Dudo, en ocasiones, que la edad sea justa, y no tanto porque nos aleje del punto de partida para asomarnos al balcón del final, sino porque nos deforma el juicio con el que examinamos la realidad. En cambio, no tengo dudas en afirmar que he sido y, lo peor, sigo siendo testigo de transformaciones sociales y antropológicas inimaginables hace tan sólo cuatro décadas, cuando una cabina de teléfono era una cabina y un político no era un narcisista de primera necesidad.
Cuando observo, entre el pánico ambiental y la rutina de lo absurdo a dónde estamos llegando, solo puedo concluir que pensar críticamente y hacer oficio de ese pensamiento es un deporte de riesgo entre tanta mediocridad.
La democracia igualitarista del mediocre lleva a nivelar a todos acomodaticiamente, porque el mediocre solo sabe organizarse en torno a más mediocres. El mediocre es un ser que no quiere destacar, que busca refugio en la tribu de mediocres que se retroalimentan, que encuentra mayor auxilio en un libro de autoayuda que en un libro de filosofía.
El mérito, el esfuerzo y la capacidad han sido derrocados por la trama del nepotismo del idiota, que juega a eso, a ser idiota, y a comportarse como un borracho desbocado a la puerta de una taberna. Sienten orgullo de ser mediocres, cuando debería darles vergüenza. Algunos casos son patológicos y requieren un tratamiento específico. Porque ser mediocre se convirtió en una forma de vida, cómoda y rentable, que convierte lo evitable en inevitable, y lo inaceptable en aceptable. La morfina de la mediocridad sume al tonto en un estado de bienestar perdurable, sin temor a represalias. El mediocre consume palabras vacías, lenguaje insulso, convenciones semánticas que atacan el más básico instinto racional. Son los mediocres los verdaderos ultras de la sociedad. Y todavía no lo saben.
Nadie dijo tampoco que fuera a ser fácil en pleno siglo XXI, en un país plagado de envidiosos y mendaces que ven en el beneficio, delito, y en el mérito, estigma. Así también la política en la era de la nueva anormalidad.
En este momento, la política se ha convertido en un espectáculo mediático para convencidos. Y no hay día que no se quiera quemar en una hoguera, de pura vanidad, a quien ha pretendido disentir, para huir del determinismo político que caracteriza a nuestros partidos políticos. A nuestra manera, volvemos en el momento de máxima fluidez tecnológica a las sombras de esa Edad Media donde el hombre no era más que un subproducto del miedo y de la cobardía. Reivindicar en el momento presente ese humanismo liberal y el pensamiento reflexivo y crítico no es quimera sino una necesidad de primer orden.

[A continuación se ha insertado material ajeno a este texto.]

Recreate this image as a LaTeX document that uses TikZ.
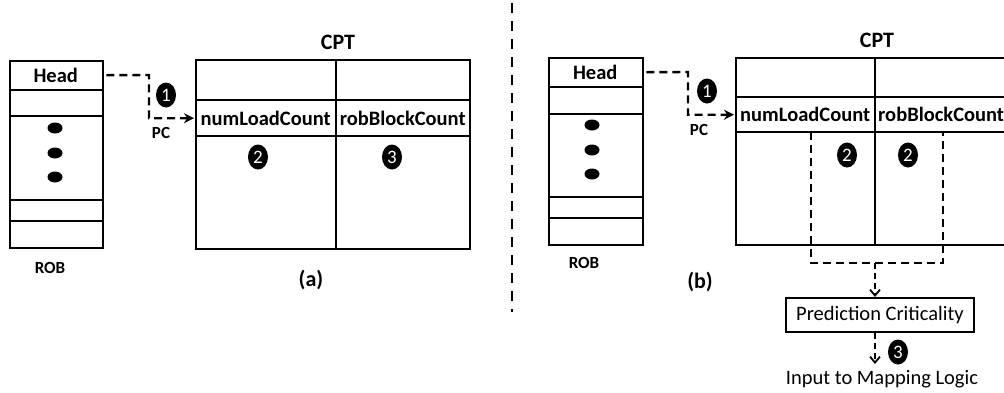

Pues bien, en este instante pandémico de la historia en el que la razón ha sido derrotada, la verdad ha sido desterrada y la certidumbre ha sido condenada, en este rincón en el que la aparente luz de las redes sociales no hace sino apagar la otra luz, la de las conciencias, habrá que volver a invocar a la razón pura, al esfuerzo y al conocimiento como instrumentos de despegue hacia una nueva realidad. Para eso, habría que empezar por leer. Hoy y ahora.